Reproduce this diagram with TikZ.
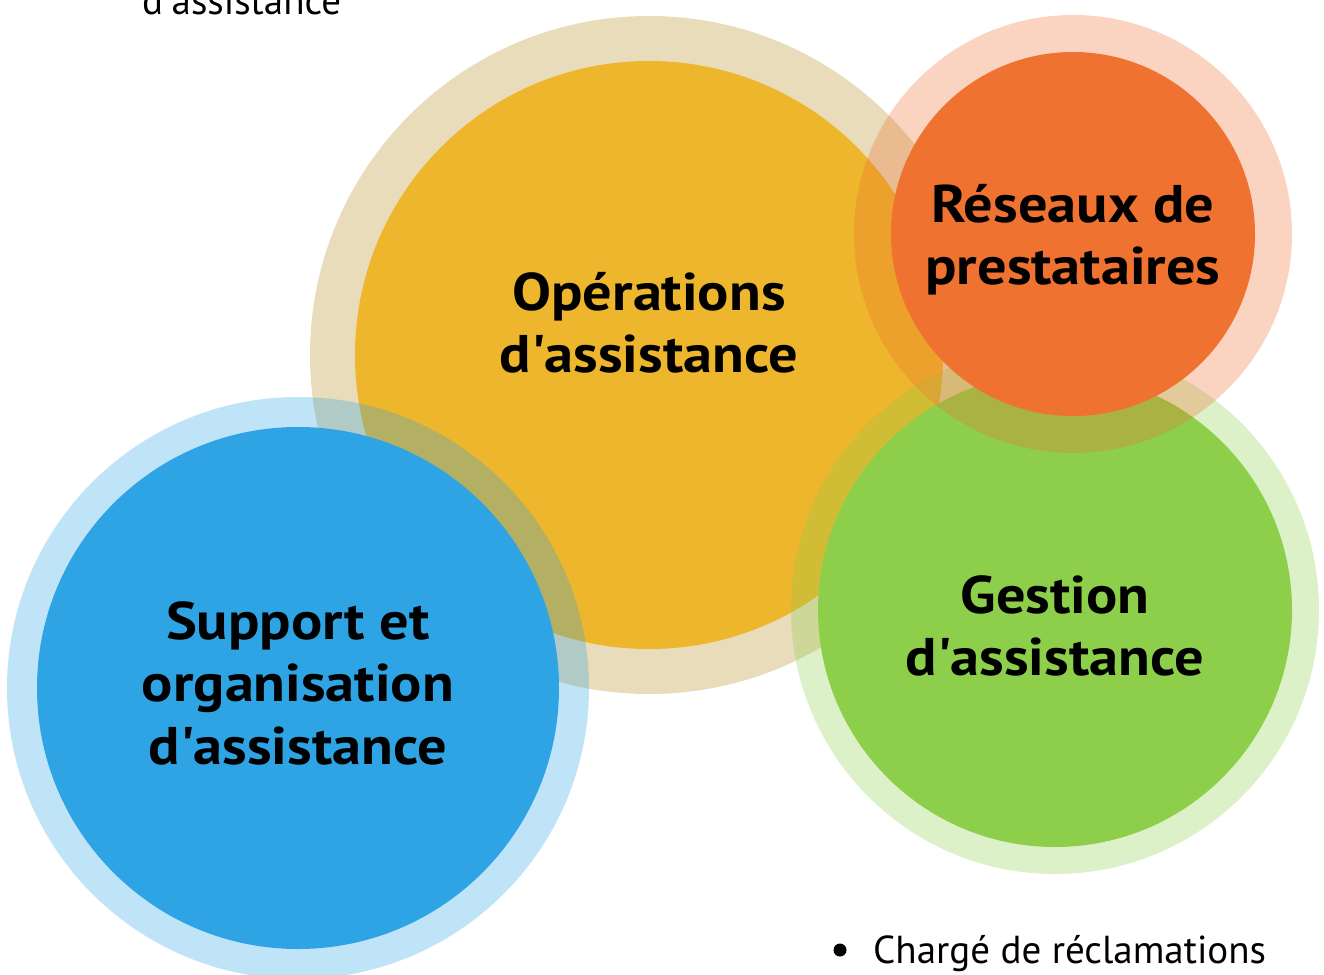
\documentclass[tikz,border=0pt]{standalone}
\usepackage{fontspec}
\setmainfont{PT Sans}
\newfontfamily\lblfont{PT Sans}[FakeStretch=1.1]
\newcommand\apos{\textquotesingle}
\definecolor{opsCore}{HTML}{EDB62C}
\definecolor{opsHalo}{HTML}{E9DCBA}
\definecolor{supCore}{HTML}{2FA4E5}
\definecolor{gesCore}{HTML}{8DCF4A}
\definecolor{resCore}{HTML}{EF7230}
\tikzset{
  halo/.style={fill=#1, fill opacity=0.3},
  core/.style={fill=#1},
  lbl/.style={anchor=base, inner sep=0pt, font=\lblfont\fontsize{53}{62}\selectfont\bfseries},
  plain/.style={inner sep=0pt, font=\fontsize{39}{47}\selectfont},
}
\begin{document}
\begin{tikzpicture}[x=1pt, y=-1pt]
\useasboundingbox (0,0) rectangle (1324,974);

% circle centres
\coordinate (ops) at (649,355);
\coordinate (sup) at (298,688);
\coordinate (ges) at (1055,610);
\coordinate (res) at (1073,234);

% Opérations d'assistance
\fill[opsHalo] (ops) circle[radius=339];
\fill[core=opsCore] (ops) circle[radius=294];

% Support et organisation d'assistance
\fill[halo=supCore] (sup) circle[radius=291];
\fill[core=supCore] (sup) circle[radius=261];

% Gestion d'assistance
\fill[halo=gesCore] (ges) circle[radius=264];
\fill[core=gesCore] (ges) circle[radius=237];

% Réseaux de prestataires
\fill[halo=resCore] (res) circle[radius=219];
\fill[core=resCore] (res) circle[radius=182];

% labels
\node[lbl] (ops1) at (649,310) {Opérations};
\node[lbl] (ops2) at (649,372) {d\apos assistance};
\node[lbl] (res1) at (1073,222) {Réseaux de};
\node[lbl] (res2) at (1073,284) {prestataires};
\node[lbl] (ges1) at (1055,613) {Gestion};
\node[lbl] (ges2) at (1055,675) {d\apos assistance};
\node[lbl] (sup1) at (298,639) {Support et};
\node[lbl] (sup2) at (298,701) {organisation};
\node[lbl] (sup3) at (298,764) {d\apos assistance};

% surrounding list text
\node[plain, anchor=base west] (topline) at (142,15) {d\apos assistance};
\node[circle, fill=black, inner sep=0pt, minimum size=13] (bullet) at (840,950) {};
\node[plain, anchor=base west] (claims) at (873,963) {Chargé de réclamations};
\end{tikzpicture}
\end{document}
###
# Written instruction
Omit the pictures and give the material again, exactly and in full.

# In response
Reproduce this diagram with TikZ.
\documentclass[tikz,border=0pt]{standalone}
\usepackage{fontspec}
\setmainfont{PT Sans}
\newfontfamily\lblfont{PT Sans}[FakeStretch=1.1]
\newcommand\apos{\textquotesingle}
\definecolor{opsCore}{HTML}{EDB62C}
\definecolor{opsHalo}{HTML}{E9DCBA}
\definecolor{supCore}{HTML}{2FA4E5}
\definecolor{gesCore}{HTML}{8DCF4A}
\definecolor{resCore}{HTML}{EF7230}
\tikzset{
  halo/.style={fill=#1, fill opacity=0.3},
  core/.style={fill=#1},
  lbl/.style={anchor=base, inner sep=0pt, font=\lblfont\fontsize{53}{62}\selectfont\bfseries},
  plain/.style={inner sep=0pt, font=\fontsize{39}{47}\selectfont},
}
\begin{document}
\begin{tikzpicture}[x=1pt, y=-1pt]
\useasboundingbox (0,0) rectangle (1324,974);

% circle centres
\coordinate (ops) at (649,355);
\coordinate (sup) at (298,688);
\coordinate (ges) at (1055,610);
\coordinate (res) at (1073,234);

% Opérations d'assistance
\fill[opsHalo] (ops) circle[radius=339];
\fill[core=opsCore] (ops) circle[radius=294];

% Support et organisation d'assistance
\fill[halo=supCore] (sup) circle[radius=291];
\fill[core=supCore] (sup) circle[radius=261];

% Gestion d'assistance
\fill[halo=gesCore] (ges) circle[radius=264];
\fill[core=gesCore] (ges) circle[radius=237];

% Réseaux de prestataires
\fill[halo=resCore] (res) circle[radius=219];
\fill[core=resCore] (res) circle[radius=182];

% labels
\node[lbl] (ops1) at (649,310) {Opérations};
\node[lbl] (ops2) at (649,372) {d\apos assistance};
\node[lbl] (res1) at (1073,222) {Réseaux de};
\node[lbl] (res2) at (1073,284) {prestataires};
\node[lbl] (ges1) at (1055,613) {Gestion};
\node[lbl] (ges2) at (1055,675) {d\apos assistance};
\node[lbl] (sup1) at (298,639) {Support et};
\node[lbl] (sup2) at (298,701) {organisation};
\node[lbl] (sup3) at (298,764) {d\apos assistance};

% surrounding list text
\node[plain, anchor=base west] (topline) at (142,15) {d\apos assistance};
\node[circle, fill=black, inner sep=0pt, minimum size=13] (bullet) at (840,950) {};
\node[plain, anchor=base west] (claims) at (873,963) {Chargé de réclamations};
\end{tikzpicture}
\end{document}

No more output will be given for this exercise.